Welcome to the Coatesville Dems Blog
Public Corruption in Chester County, PA
I believe an unlikely mix of alleged drug trafficking related politicos and alleged white nationalist related politicos united to elect the infamous “Bloc of Four” in the abysmal voter turnout election of 2005. During their four year term the drug business was good again and white nationalists used Coatesville as an example on white supremacist websites like “Stormfront”. Strong community organization and support from law enforcement, in particular Chester County District Attorney Joseph W. Carroll has begun to turn our community around. The Chester County drug trafficking that I believe centers on Coatesville continues and I believe we still have public officials in place that profit from the drug sales. But the people here are amazing and continue to work against the odds to make Coatesville a good place to live.
Thursday, April 24, 2008
A Nightmare of their Own Making (Smoked-Filled Rooms II)

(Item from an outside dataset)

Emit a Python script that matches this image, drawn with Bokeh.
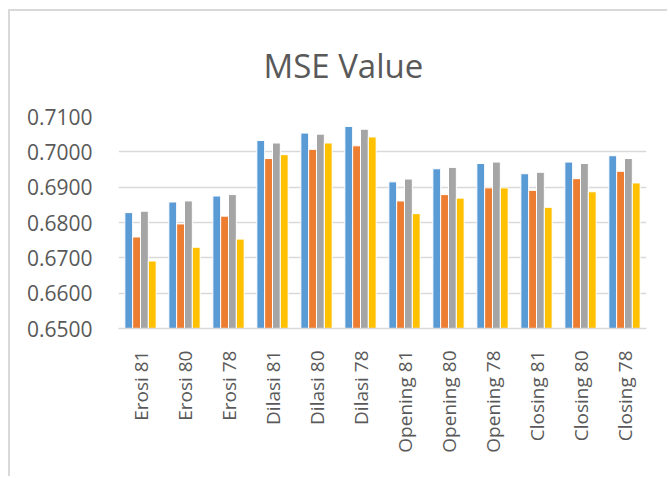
from bokeh.plotting import figure
from bokeh.models import FactorRange, Range1d, FixedTicker, ColumnDataSource, CustomJSTickFormatter
from bokeh.transform import dodge
from bokeh.embed import file_html
from bokeh.resources import INLINE
import math

categories = ["Erosi 81", "Erosi 80", "Erosi 78", "Dilasi 81", "Dilasi 80", "Dilasi 78",
              "Opening 81", "Opening 80", "Opening 78", "Closing 81", "Closing 80", "Closing 78"]
series_names = ["Series1", "Series2", "Series3", "Series4"]
series1 = [0.6828, 0.6858, 0.6875, 0.7032, 0.7053, 0.7072, 0.6915, 0.6952, 0.6967, 0.6938, 0.6971, 0.6989]
series2 = [0.6759, 0.6796, 0.6818, 0.6981, 0.7007, 0.7017, 0.6861, 0.6879, 0.6898, 0.6891, 0.6924, 0.6945]
series3 = [0.6832, 0.6861, 0.6879, 0.7025, 0.7050, 0.7064, 0.6923, 0.6956, 0.6971, 0.6942, 0.6967, 0.6981]
series4 = [0.6691, 0.6730, 0.6753, 0.6992, 0.7025, 0.7042, 0.6825, 0.6869, 0.6898, 0.6843, 0.6887, 0.6912]
y_ticks = [0.65, 0.66, 0.67, 0.68, 0.69, 0.70, 0.71]
colors = ["#5B9BD5", "#ED7D31", "#A5A5A5", "#FFC000"]

source = ColumnDataSource(dict(cat=categories, s1=series1, s2=series2, s3=series3, s4=series4))

FONT = "Open Sans"
TXT = "#595959"

p = figure(x_range=FactorRange(*categories, range_padding=0), y_range=Range1d(0.65, 0.71),
           width=659, height=467, output_backend="svg", toolbar_location=None,
           title="MSE Value",
           min_border_left=108, min_border_right=23, min_border_top=105, min_border_bottom=150)
p.styles = {"margin-left": "8px", "margin-top": "9px",
            "border-left": "2px solid #d9d9d9", "border-top": "2px solid #d9d9d9"}

bw = 0.178
for i, (col, name) in enumerate(zip(["s1", "s2", "s3", "s4"], series_names)):
    p.vbar(x=dodge("cat", (i - 1.5) * bw, range=p.x_range), top=col, bottom=0.65, width=bw,
           source=source, fill_color=colors[i], line_color="white", line_width=1, legend_label=name)

p.legend.visible = False
p.outline_line_color = None
p.background_fill_color = "white"
p.border_fill_color = "white"

p.title.align = "left"
p.title.vertical_align = "top"
p.title.padding = 22
p.title.offset = 123
p.title.standoff = 10
p.title.text_font = FONT
p.title.text_font_size = "33px"
p.title.text_font_style = "normal"
p.title.text_color = TXT

p.yaxis.ticker = FixedTicker(ticks=y_ticks)
p.yaxis.formatter = CustomJSTickFormatter(code="return tick.toFixed(4);")
p.yaxis.axis_line_color = None
p.yaxis.major_tick_line_color = None
p.yaxis.minor_tick_line_color = None
p.yaxis.major_label_text_font = FONT
p.yaxis.major_label_text_font_size = "21px"
p.yaxis.major_label_text_color = TXT
p.yaxis.major_label_standoff = 20

p.xaxis.axis_line_color = "#d9d9d9"
p.xaxis.axis_line_width = 1.5
p.xaxis.major_tick_line_color = None
p.xaxis.minor_tick_line_color = None
p.xaxis.major_label_orientation = math.pi / 2
p.xaxis.major_label_text_font = FONT
p.xaxis.major_label_text_font_size = "19px"
p.xaxis.major_label_text_color = TXT
p.xaxis.major_label_standoff = 16

p.xgrid.grid_line_color = None
p.ygrid.grid_line_color = "#d9d9d9"
p.ygrid.grid_line_width = 1.5

open("out.html", "w").write(file_html(p, INLINE))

April 24, 2008-- How will black voters react if Obama retains the lead in delegates, popular votes, states won, and money raised, but the superdelegates give Clinton the nomination?
By Michael C. Dawson
Updated: 1:45 PM ET Apr 23, 2008
They're working. The rules are working as designed (see my earlier piece, No Time for Smoke-Filled Rooms), to guarantee that in a deeply divided, complicated and dangerous primary season the party elders will have the last say in choosing the Democratic Party's nominee for president. But the people who designed, and seem so eager to play by, these rules might do well to consider the following question: How will black voters react if Obama retains the lead in delegates, popular votes, states won and money raised, but the superdelegates give Clinton the nomination?
The probability of this scenario emerging is more likely than it sounds. First, as several articles today have already pointed out, Clinton's victory in Pennsylvania while strong, was not overwhelming to the degree needed to start changing the basic math. Clinton needs to have won the remaining contests by over 15 percent in order to have a chance to pull close enough to Obama in popular vote and pledged delegates to make a convincing claim that the results at the polls had not produced a clear winner.
As important, the March fundraising numbers make it extremely clear that the Clinton campaign is in bad financial shape, and the Obama campaign continues to acquire extraordinary fiscal resources. This will be more important in the remaining primaries as many, such as Indiana, are far more favorable to Obama than Pennsylvania. Thus, Obama's superior resources are likely to have a greater impact in the remaining contests. Yesterday's results reinforce the strong belief that Clinton cannot even come close in votes and delegates, let alone pull ahead.
The picture for Obama is sobering as well. Yesterday's results have done nothing to alleviate worries that he is having a hard time making inroads among white working class voters—particularly white Catholic voters who were at the core of the group labeled the "Reagan Democrats." As many of us have argued , "the race card" does, indeed, work against Obama. CNN reports that of the 20 percent of voters that considered race yesterday, nearly 60 percent went to Clinton. Of the 21 percent who considered gender, 71 percent chose Clinton, compared to 23 percent for Obama.
In another story, an AP-Yahoo poll earlier this month found that nearly 10 percent of whites felt comfortable plainly stating that they would have problems voting for a black candidate for president. The conservative estimate of the article was that this translates into probably 15 percent unwilling to vote for a black candidate, regardless of his or her qualifications. A "prominent Republican" interviewed for the story claimed that Obama's biggest weakness was that he was black and therefore had a significant percentage of the November electorate already predisposed against him. Such glaring numbers may persuade still uncommitted superdelegates that Obama is unelectable in November.
Should that happen, the Democratic Party will face the Herculean task of trying to mobilize its most loyal constituency – black voters -- in the face of deep and widespread black bitterness and active campaigns in the black community encouraging black voters to defect or abstain. You can already hear the angry comparisons. Just like in 2000, the protests will go, an election will have been "stolen." But this time from within the party! Malcolm X's quote about how the rules are changed when blacks start to succeed will also, I bet, be prominently displayed.
Many will argue that if a candidate with as much multi-racial appeal as Obama cannot be treated fairly, then there is truly no hope of any black in the U.S. (with perhaps the exception of a black Republican) to win the nation's top office in the foreseeable future. My own prediction, should we head down this road, is that the already worrying statistic of 79 percent of blacks who believe that racial equality for blacks will either not be achieved in their lifetime or at all in the U.S. will jump to an even larger percentage (see my website for how this percentage has changed over the past few years). Should this happen, Democrats would risk losing traditionally safe states with large black populations, leaving them with a much more difficult, perhaps impossible, road to victory.